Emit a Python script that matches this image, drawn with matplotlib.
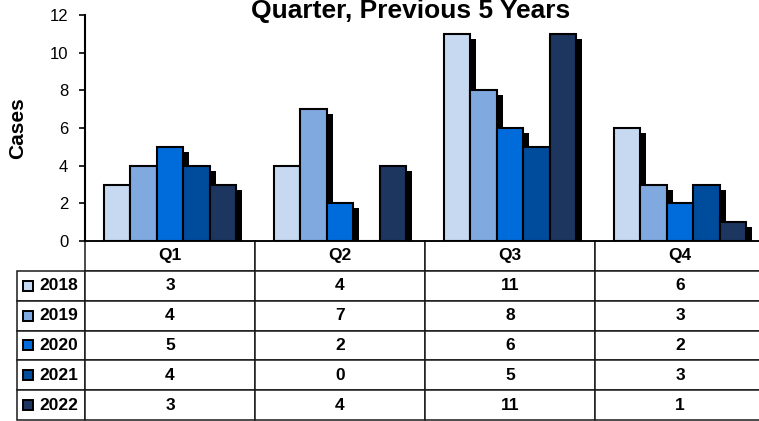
------------------------
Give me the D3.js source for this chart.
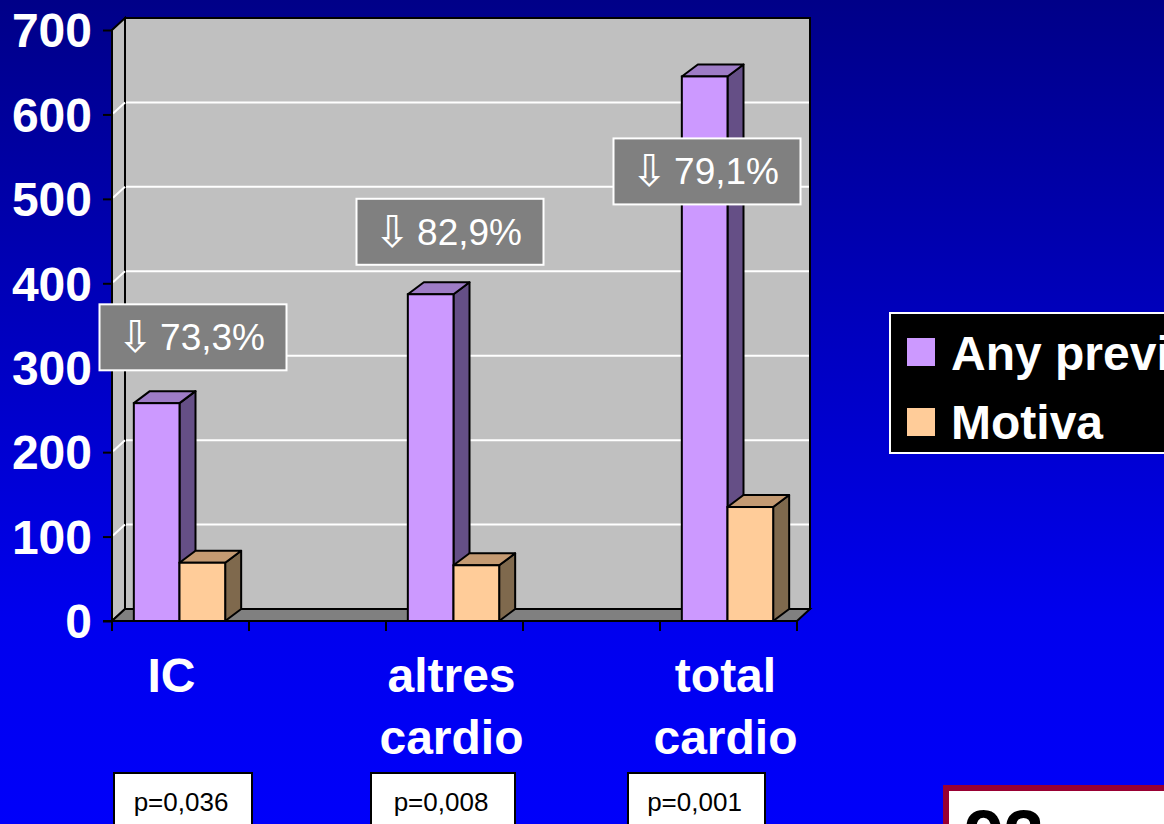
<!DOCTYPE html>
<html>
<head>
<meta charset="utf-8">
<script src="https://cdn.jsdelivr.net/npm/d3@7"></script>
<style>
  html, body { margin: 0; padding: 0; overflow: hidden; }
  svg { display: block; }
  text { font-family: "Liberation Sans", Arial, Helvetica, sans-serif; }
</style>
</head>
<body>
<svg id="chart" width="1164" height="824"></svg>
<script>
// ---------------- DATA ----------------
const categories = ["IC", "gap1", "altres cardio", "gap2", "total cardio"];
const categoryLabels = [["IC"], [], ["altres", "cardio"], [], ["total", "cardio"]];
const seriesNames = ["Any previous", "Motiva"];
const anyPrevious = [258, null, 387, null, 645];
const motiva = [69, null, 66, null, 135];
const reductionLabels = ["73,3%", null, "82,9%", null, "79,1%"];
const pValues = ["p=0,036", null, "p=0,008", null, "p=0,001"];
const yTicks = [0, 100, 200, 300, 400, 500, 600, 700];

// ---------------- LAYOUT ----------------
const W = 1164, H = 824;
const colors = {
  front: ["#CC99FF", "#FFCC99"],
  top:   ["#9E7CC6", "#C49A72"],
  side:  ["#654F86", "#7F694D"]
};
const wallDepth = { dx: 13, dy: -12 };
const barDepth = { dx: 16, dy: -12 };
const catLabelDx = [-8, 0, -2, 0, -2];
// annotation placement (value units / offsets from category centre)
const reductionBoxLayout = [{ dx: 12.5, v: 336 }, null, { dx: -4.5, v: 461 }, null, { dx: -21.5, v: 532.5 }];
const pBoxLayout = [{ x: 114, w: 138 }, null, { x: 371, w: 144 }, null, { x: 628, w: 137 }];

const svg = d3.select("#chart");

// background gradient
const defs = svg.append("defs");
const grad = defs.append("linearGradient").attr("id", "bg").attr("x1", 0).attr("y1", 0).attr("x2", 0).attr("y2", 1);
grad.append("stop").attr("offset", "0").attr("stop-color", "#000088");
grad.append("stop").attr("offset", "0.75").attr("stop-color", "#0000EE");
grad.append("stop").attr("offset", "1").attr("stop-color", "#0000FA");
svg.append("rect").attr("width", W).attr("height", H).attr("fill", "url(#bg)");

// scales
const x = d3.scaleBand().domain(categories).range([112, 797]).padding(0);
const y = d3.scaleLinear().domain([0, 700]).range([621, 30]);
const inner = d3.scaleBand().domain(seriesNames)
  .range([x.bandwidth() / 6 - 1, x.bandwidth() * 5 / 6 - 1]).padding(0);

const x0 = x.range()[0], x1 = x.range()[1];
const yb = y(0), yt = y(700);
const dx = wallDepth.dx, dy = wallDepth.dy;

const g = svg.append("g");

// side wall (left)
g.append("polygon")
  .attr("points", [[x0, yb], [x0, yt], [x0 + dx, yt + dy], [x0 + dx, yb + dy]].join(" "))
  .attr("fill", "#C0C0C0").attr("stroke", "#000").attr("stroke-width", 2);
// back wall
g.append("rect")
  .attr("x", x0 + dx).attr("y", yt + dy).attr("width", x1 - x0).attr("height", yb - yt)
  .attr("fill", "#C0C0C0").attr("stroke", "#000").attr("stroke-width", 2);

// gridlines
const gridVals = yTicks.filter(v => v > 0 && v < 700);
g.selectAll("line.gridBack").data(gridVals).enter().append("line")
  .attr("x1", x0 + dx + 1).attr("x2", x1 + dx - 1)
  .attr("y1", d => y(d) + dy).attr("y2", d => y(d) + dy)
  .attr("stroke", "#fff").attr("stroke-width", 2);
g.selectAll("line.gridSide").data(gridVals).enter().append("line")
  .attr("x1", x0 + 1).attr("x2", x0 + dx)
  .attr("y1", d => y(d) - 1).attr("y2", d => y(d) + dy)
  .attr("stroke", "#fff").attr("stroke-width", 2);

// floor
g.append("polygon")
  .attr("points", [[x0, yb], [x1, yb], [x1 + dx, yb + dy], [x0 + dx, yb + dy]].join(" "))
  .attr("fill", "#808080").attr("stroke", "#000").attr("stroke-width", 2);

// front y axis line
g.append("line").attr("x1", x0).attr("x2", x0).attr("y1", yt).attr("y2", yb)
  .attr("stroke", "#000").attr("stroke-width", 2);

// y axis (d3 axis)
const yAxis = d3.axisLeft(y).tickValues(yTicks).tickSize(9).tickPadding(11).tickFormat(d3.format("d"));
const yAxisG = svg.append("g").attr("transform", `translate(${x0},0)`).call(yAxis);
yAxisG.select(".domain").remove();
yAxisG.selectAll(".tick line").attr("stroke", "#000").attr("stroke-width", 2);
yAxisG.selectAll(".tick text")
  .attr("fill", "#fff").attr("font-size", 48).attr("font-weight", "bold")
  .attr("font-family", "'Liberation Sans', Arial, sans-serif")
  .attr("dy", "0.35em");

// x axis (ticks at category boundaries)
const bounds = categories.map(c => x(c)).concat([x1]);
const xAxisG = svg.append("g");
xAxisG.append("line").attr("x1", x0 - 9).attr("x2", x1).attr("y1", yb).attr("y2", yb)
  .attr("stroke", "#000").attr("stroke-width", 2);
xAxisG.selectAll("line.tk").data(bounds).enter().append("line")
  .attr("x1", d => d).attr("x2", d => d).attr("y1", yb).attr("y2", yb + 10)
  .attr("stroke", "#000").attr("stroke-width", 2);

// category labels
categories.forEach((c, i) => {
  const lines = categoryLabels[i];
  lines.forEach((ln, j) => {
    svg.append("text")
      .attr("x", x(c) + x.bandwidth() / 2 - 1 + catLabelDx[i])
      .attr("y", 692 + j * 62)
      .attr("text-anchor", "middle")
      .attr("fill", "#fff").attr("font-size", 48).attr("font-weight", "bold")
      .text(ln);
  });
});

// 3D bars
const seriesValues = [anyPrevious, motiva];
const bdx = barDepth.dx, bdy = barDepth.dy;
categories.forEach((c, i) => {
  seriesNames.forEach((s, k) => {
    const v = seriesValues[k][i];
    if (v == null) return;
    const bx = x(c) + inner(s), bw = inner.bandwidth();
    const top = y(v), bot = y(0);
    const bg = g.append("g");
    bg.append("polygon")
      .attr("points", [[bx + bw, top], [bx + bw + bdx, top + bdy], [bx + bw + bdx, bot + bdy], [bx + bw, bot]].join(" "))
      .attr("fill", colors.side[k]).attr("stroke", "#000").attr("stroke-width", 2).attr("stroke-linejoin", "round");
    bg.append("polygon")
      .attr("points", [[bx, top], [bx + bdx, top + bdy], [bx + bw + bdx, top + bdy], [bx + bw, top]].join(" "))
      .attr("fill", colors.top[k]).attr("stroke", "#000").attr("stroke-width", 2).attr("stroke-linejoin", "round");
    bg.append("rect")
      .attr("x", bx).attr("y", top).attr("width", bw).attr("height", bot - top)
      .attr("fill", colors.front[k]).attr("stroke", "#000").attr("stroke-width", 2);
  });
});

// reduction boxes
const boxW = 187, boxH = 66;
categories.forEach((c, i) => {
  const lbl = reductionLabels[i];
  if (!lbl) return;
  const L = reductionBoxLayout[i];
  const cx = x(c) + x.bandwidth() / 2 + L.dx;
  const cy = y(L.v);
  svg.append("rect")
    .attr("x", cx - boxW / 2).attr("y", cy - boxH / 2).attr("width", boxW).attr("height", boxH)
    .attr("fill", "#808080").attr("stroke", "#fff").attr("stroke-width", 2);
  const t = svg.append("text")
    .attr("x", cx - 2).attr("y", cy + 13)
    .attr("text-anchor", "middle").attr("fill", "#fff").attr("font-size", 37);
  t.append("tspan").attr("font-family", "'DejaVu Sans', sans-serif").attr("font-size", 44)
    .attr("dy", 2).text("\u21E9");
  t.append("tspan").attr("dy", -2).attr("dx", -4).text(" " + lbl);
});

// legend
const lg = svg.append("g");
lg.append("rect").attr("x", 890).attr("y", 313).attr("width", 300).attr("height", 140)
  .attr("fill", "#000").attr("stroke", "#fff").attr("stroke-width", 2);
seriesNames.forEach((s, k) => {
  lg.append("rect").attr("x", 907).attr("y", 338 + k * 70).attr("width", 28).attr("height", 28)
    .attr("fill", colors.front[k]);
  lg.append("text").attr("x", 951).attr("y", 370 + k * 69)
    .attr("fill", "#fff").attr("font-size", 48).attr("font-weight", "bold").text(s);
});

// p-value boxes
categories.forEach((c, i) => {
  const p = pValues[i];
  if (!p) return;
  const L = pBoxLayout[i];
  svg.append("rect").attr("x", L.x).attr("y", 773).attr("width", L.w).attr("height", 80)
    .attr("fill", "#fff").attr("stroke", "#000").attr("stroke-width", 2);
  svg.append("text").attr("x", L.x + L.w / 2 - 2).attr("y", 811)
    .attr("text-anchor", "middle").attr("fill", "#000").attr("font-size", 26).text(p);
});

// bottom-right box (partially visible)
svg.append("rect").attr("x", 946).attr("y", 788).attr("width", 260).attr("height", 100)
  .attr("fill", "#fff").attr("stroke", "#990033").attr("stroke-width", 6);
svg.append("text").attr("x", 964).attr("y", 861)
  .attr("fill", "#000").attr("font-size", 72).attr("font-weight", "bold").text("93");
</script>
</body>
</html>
------------------------
## Work required
Look above for the line containing "Give me the D3.js source for this chart.", then write out every line from there down to the line containing "const dx = wallDepth.dx, dy = wallDepth.dy;", that line included, with no pictures.

## Final result
Give me the D3.js source for this chart.
<!DOCTYPE html>
<html>
<head>
<meta charset="utf-8">
<script src="https://cdn.jsdelivr.net/npm/d3@7"></script>
<style>
  html, body { margin: 0; padding: 0; overflow: hidden; }
  svg { display: block; }
  text { font-family: "Liberation Sans", Arial, Helvetica, sans-serif; }
</style>
</head>
<body>
<svg id="chart" width="1164" height="824"></svg>
<script>
// ---------------- DATA ----------------
const categories = ["IC", "gap1", "altres cardio", "gap2", "total cardio"];
const categoryLabels = [["IC"], [], ["altres", "cardio"], [], ["total", "cardio"]];
const seriesNames = ["Any previous", "Motiva"];
const anyPrevious = [258, null, 387, null, 645];
const motiva = [69, null, 66, null, 135];
const reductionLabels = ["73,3%", null, "82,9%", null, "79,1%"];
const pValues = ["p=0,036", null, "p=0,008", null, "p=0,001"];
const yTicks = [0, 100, 200, 300, 400, 500, 600, 700];

// ---------------- LAYOUT ----------------
const W = 1164, H = 824;
const colors = {
  front: ["#CC99FF", "#FFCC99"],
  top:   ["#9E7CC6", "#C49A72"],
  side:  ["#654F86", "#7F694D"]
};
const wallDepth = { dx: 13, dy: -12 };
const barDepth = { dx: 16, dy: -12 };
const catLabelDx = [-8, 0, -2, 0, -2];
// annotation placement (value units / offsets from category centre)
const reductionBoxLayout = [{ dx: 12.5, v: 336 }, null, { dx: -4.5, v: 461 }, null, { dx: -21.5, v: 532.5 }];
const pBoxLayout = [{ x: 114, w: 138 }, null, { x: 371, w: 144 }, null, { x: 628, w: 137 }];

const svg = d3.select("#chart");

// background gradient
const defs = svg.append("defs");
const grad = defs.append("linearGradient").attr("id", "bg").attr("x1", 0).attr("y1", 0).attr("x2", 0).attr("y2", 1);
grad.append("stop").attr("offset", "0").attr("stop-color", "#000088");
grad.append("stop").attr("offset", "0.75").attr("stop-color", "#0000EE");
grad.append("stop").attr("offset", "1").attr("stop-color", "#0000FA");
svg.append("rect").attr("width", W).attr("height", H).attr("fill", "url(#bg)");

// scales
const x = d3.scaleBand().domain(categories).range([112, 797]).padding(0);
const y = d3.scaleLinear().domain([0, 700]).range([621, 30]);
const inner = d3.scaleBand().domain(seriesNames)
  .range([x.bandwidth() / 6 - 1, x.bandwidth() * 5 / 6 - 1]).padding(0);

const x0 = x.range()[0], x1 = x.range()[1];
const yb = y(0), yt = y(700);
const dx = wallDepth.dx, dy = wallDepth.dy;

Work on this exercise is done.